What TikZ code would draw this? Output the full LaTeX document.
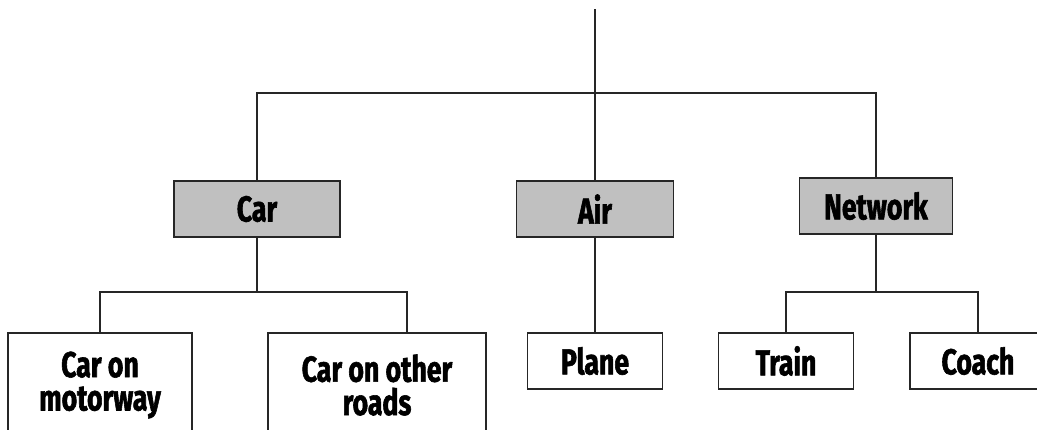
\documentclass[tikz,border=0pt]{standalone}
\usepackage{fontspec}
\newfontfamily\impfont{Fira Sans}[FakeStretch=0.74,FakeBold=1.6]
\begin{document}
\begin{tikzpicture}[x=0.75pt,y=-0.75pt,
  box/.style={draw=black!85,line width=1pt,rectangle,inner sep=0pt,align=center,
    font=\impfont\bfseries\fontsize{27}{25}\selectfont,minimum height=56*0.75pt},
  grey/.style={box,fill={rgb,255:red,192;green,192;blue,192}},
  conn/.style={draw=black!85,line width=1pt}]
\useasboundingbox (0,0) rectangle (1037,429);
\clip (0,0) rectangle (1037,429);
% top level
\node[grey,minimum width=166*0.75pt] (car) at (257,209) {Car};
\node[grey,minimum width=157*0.75pt] (air) at (595,209) {Air};
\node[grey,minimum width=153*0.75pt] (net) at (876,206) {Network};
% bottom level
\node[box,minimum width=184*0.75pt,minimum height=104*0.75pt] (mw) at (100,385) {Car on\\motorway};
\node[box,minimum width=218*0.75pt,minimum height=104*0.75pt] (cor) at (377,385) {Car on other\\roads};
\node[box,minimum width=135*0.75pt] (plane) at (595,361) {Plane};
\node[box,minimum width=135*0.75pt] (train) at (786,361) {Train};
\node[box,minimum width=136*0.75pt] (coach) at (978,361) {Coach};
% connectors
\coordinate (top) at (595,9);
\coordinate (hub) at (595,93);
\coordinate (cj) at (257,292);
\coordinate (corin) at (407,333);
\coordinate (nj) at (876,292);
\draw[conn] (top) -- (air.north);
\draw[conn] (car.north) |- (hub) -| (net.north);
\draw[conn] (air.south) -- (plane.north);
\draw[conn] (car.south) -- (cj);
\draw[conn] (mw.north) |- (cj) -| (corin);
\draw[conn] (net.south) -- (nj);
\draw[conn] (train.north) |- (nj) -| (coach.north);
\end{tikzpicture}
\end{document}
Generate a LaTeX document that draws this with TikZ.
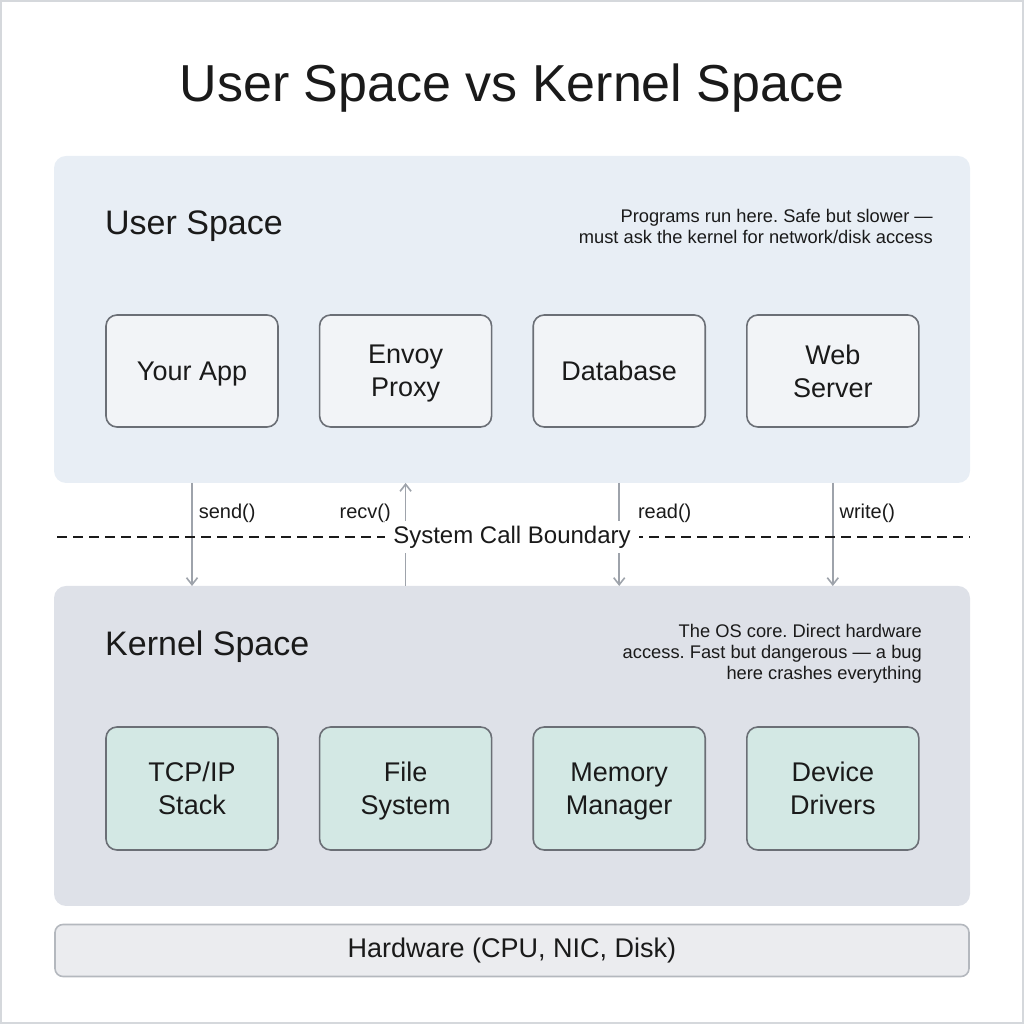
\documentclass[tikz,border=0pt]{standalone}
\usepackage{fontspec}
\setmainfont{Liberation Sans}
\usetikzlibrary{arrows.meta}
\usepackage{xcolor}
\definecolor{userfill}{HTML}{E8EEF5}
\definecolor{kernfill}{HTML}{DEE1E8}
\definecolor{appfill}{HTML}{F2F4F7}
\definecolor{modfill}{HTML}{D3E8E4}
\definecolor{boxline}{HTML}{6B6F76}
\definecolor{callline}{HTML}{9EA3AB}
\definecolor{hwfill}{HTML}{EBECEF}
\definecolor{hwline}{HTML}{B4B8BE}
\definecolor{framegray}{HTML}{D5D8DC}
\definecolor{ink}{HTML}{1A1A1A}
\newcommand{\fsz}[2]{\fontsize{#1}{#2}\selectfont}
\frenchspacing

\begin{document}
\begin{tikzpicture}[x=1pt,y=1pt,text=ink,>={Straight Barb[length=7pt,width=11pt]},
  panel/.style={rectangle,rounded corners=12pt,minimum width=916pt,inner sep=0pt,outer sep=0pt},
  appbox/.style={rectangle,draw=boxline,line width=1.6pt,rounded corners=11pt,minimum width=172pt,align=center,text depth=0pt,font=\fsz{27}{33}},
  call/.style={callline,line width=1.6pt,->},
  calllabel/.style={text=ink,font=\fsz{20}{24},inner sep=4pt}]
\useasboundingbox (0,0) rectangle (1024,1024);
\draw [framegray,line width=2pt] (1,1) rectangle (1023,1023);

\node [font=\fsz{52}{60}] (title) at (512,936) {User Space vs Kernel Space};

% user space
\node [panel,fill=userfill,minimum height=327pt] (upanel) at (512,704.5) {};
\node [anchor=base west,font=\fsz{34}{40},inner sep=0pt] (ulabel) at (105,789) {User Space};
\node [anchor=east,align=right,font=\fsz{18.3}{21},inner sep=0pt] (udesc) at (933,798) {Programs run here. Safe but slower —\\must ask the kernel for network/disk access};
\node [appbox,fill=appfill,minimum height=112pt] (app) at (192,653) {Your App};
\node [appbox,fill=appfill,minimum height=112pt,right=40pt,at=(app.east)] (envoy) {Envoy\\Proxy};
\node [appbox,fill=appfill,minimum height=112pt,right=40pt,at=(envoy.east)] (db) {Database};
\node [appbox,fill=appfill,minimum height=112pt,right=40pt,at=(db.east)] (web) {Web\\Server};

% kernel space
\node [panel,fill=kernfill,minimum height=320pt] (kpanel) at (512,278) {};
\node [anchor=base west,font=\fsz{34}{40},inner sep=0pt] (klabel) at (105,368) {Kernel Space};
\node [anchor=east,align=right,font=\fsz{18.3}{21},inner sep=0pt] (kdesc) at (922,370) {The OS core. Direct hardware\\access. Fast but dangerous — a bug\\here crashes everything};
\node [appbox,fill=modfill,minimum height=123pt] (tcp) at (192,235.5) {TCP/IP\\Stack};
\node [appbox,fill=modfill,minimum height=123pt,right=40pt,at=(tcp.east)] (fs) {File\\System};
\node [appbox,fill=modfill,minimum height=123pt,right=40pt,at=(fs.east)] (mem) {Memory\\Manager};
\node [appbox,fill=modfill,minimum height=123pt,right=40pt,at=(mem.east)] (drv) {Device\\Drivers};

% hardware
\node [rectangle,draw=hwline,fill=hwfill,line width=1.6pt,rounded corners=8pt,minimum width=914pt,minimum height=52pt,font=\fsz{27}{30}] (hw) at (512,73.5) {Hardware (CPU, NIC, Disk)};

% system calls
\draw [call] (app |- upanel.south) -- node [calllabel,right=2pt,pos=0.29] {send()} (app |- kpanel.north);
\draw [call] (envoy |- kpanel.north) -- node [calllabel,left=10pt,pos=0.71] {recv()} (envoy |- upanel.south);
\draw [call] (db |- upanel.south) -- node [calllabel,right=14pt,pos=0.29] {read()} (db |- kpanel.north);
\draw [call] (web |- upanel.south) -- node [calllabel,right=2pt,pos=0.29] {write()} (web |- kpanel.north);

\coordinate (bleft) at (57,487);
\coordinate (bright) at (970,487);
\draw [ink,line width=2.2pt,dash pattern=on 10pt off 6pt] (bleft) -- (bright);
\node [fill=white,font=\fsz{24}{28},inner xsep=8pt,inner ysep=5pt] (boundary) at (512,487) {System Call Boundary};
\end{tikzpicture}
\end{document}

_Prompt_: Retype the entries word for word. Omit any images.

_Exercise result_:
What TikZ code would draw this? Output the full LaTeX document.
\documentclass[tikz,border=0pt]{standalone}
\usepackage{fontspec}
\newfontfamily\impfont{Fira Sans}[FakeStretch=0.74,FakeBold=1.6]
\begin{document}
\begin{tikzpicture}[x=0.75pt,y=-0.75pt,
  box/.style={draw=black!85,line width=1pt,rectangle,inner sep=0pt,align=center,
    font=\impfont\bfseries\fontsize{27}{25}\selectfont,minimum height=56*0.75pt},
  grey/.style={box,fill={rgb,255:red,192;green,192;blue,192}},
  conn/.style={draw=black!85,line width=1pt}]
\useasboundingbox (0,0) rectangle (1037,429);
\clip (0,0) rectangle (1037,429);
% top level
\node[grey,minimum width=166*0.75pt] (car) at (257,209) {Car};
\node[grey,minimum width=157*0.75pt] (air) at (595,209) {Air};
\node[grey,minimum width=153*0.75pt] (net) at (876,206) {Network};
% bottom level
\node[box,minimum width=184*0.75pt,minimum height=104*0.75pt] (mw) at (100,385) {Car on\\motorway};
\node[box,minimum width=218*0.75pt,minimum height=104*0.75pt] (cor) at (377,385) {Car on other\\roads};
\node[box,minimum width=135*0.75pt] (plane) at (595,361) {Plane};
\node[box,minimum width=135*0.75pt] (train) at (786,361) {Train};
\node[box,minimum width=136*0.75pt] (coach) at (978,361) {Coach};
% connectors
\coordinate (top) at (595,9);
\coordinate (hub) at (595,93);
\coordinate (cj) at (257,292);
\coordinate (corin) at (407,333);
\coordinate (nj) at (876,292);
\draw[conn] (top) -- (air.north);
\draw[conn] (car.north) |- (hub) -| (net.north);
\draw[conn] (air.south) -- (plane.north);
\draw[conn] (car.south) -- (cj);
\draw[conn] (mw.north) |- (cj) -| (corin);
\draw[conn] (net.south) -- (nj);
\draw[conn] (train.north) |- (nj) -| (coach.north);
\end{tikzpicture}
\end{document}
Generate a LaTeX document that draws this with TikZ.
\documentclass[tikz,border=0pt]{standalone}
\usepackage{fontspec}
\setmainfont{Liberation Sans}
\usetikzlibrary{arrows.meta}
\usepackage{xcolor}
\definecolor{userfill}{HTML}{E8EEF5}
\definecolor{kernfill}{HTML}{DEE1E8}
\definecolor{appfill}{HTML}{F2F4F7}
\definecolor{modfill}{HTML}{D3E8E4}
\definecolor{boxline}{HTML}{6B6F76}
\definecolor{callline}{HTML}{9EA3AB}
\definecolor{hwfill}{HTML}{EBECEF}
\definecolor{hwline}{HTML}{B4B8BE}
\definecolor{framegray}{HTML}{D5D8DC}
\definecolor{ink}{HTML}{1A1A1A}
\newcommand{\fsz}[2]{\fontsize{#1}{#2}\selectfont}
\frenchspacing

\begin{document}
\begin{tikzpicture}[x=1pt,y=1pt,text=ink,>={Straight Barb[length=7pt,width=11pt]},
  panel/.style={rectangle,rounded corners=12pt,minimum width=916pt,inner sep=0pt,outer sep=0pt},
  appbox/.style={rectangle,draw=boxline,line width=1.6pt,rounded corners=11pt,minimum width=172pt,align=center,text depth=0pt,font=\fsz{27}{33}},
  call/.style={callline,line width=1.6pt,->},
  calllabel/.style={text=ink,font=\fsz{20}{24},inner sep=4pt}]
\useasboundingbox (0,0) rectangle (1024,1024);
\draw [framegray,line width=2pt] (1,1) rectangle (1023,1023);

\node [font=\fsz{52}{60}] (title) at (512,936) {User Space vs Kernel Space};

% user space
\node [panel,fill=userfill,minimum height=327pt] (upanel) at (512,704.5) {};
\node [anchor=base west,font=\fsz{34}{40},inner sep=0pt] (ulabel) at (105,789) {User Space};
\node [anchor=east,align=right,font=\fsz{18.3}{21},inner sep=0pt] (udesc) at (933,798) {Programs run here. Safe but slower —\\must ask the kernel for network/disk access};
\node [appbox,fill=appfill,minimum height=112pt] (app) at (192,653) {Your App};
\node [appbox,fill=appfill,minimum height=112pt,right=40pt,at=(app.east)] (envoy) {Envoy\\Proxy};
\node [appbox,fill=appfill,minimum height=112pt,right=40pt,at=(envoy.east)] (db) {Database};
\node [appbox,fill=appfill,minimum height=112pt,right=40pt,at=(db.east)] (web) {Web\\Server};

% kernel space
\node [panel,fill=kernfill,minimum height=320pt] (kpanel) at (512,278) {};
\node [anchor=base west,font=\fsz{34}{40},inner sep=0pt] (klabel) at (105,368) {Kernel Space};
\node [anchor=east,align=right,font=\fsz{18.3}{21},inner sep=0pt] (kdesc) at (922,370) {The OS core. Direct hardware\\access. Fast but dangerous — a bug\\here crashes everything};
\node [appbox,fill=modfill,minimum height=123pt] (tcp) at (192,235.5) {TCP/IP\\Stack};
\node [appbox,fill=modfill,minimum height=123pt,right=40pt,at=(tcp.east)] (fs) {File\\System};
\node [appbox,fill=modfill,minimum height=123pt,right=40pt,at=(fs.east)] (mem) {Memory\\Manager};
\node [appbox,fill=modfill,minimum height=123pt,right=40pt,at=(mem.east)] (drv) {Device\\Drivers};

% hardware
\node [rectangle,draw=hwline,fill=hwfill,line width=1.6pt,rounded corners=8pt,minimum width=914pt,minimum height=52pt,font=\fsz{27}{30}] (hw) at (512,73.5) {Hardware (CPU, NIC, Disk)};

% system calls
\draw [call] (app |- upanel.south) -- node [calllabel,right=2pt,pos=0.29] {send()} (app |- kpanel.north);
\draw [call] (envoy |- kpanel.north) -- node [calllabel,left=10pt,pos=0.71] {recv()} (envoy |- upanel.south);
\draw [call] (db |- upanel.south) -- node [calllabel,right=14pt,pos=0.29] {read()} (db |- kpanel.north);
\draw [call] (web |- upanel.south) -- node [calllabel,right=2pt,pos=0.29] {write()} (web |- kpanel.north);

\coordinate (bleft) at (57,487);
\coordinate (bright) at (970,487);
\draw [ink,line width=2.2pt,dash pattern=on 10pt off 6pt] (bleft) -- (bright);
\node [fill=white,font=\fsz{24}{28},inner xsep=8pt,inner ysep=5pt] (boundary) at (512,487) {System Call Boundary};
\end{tikzpicture}
\end{document}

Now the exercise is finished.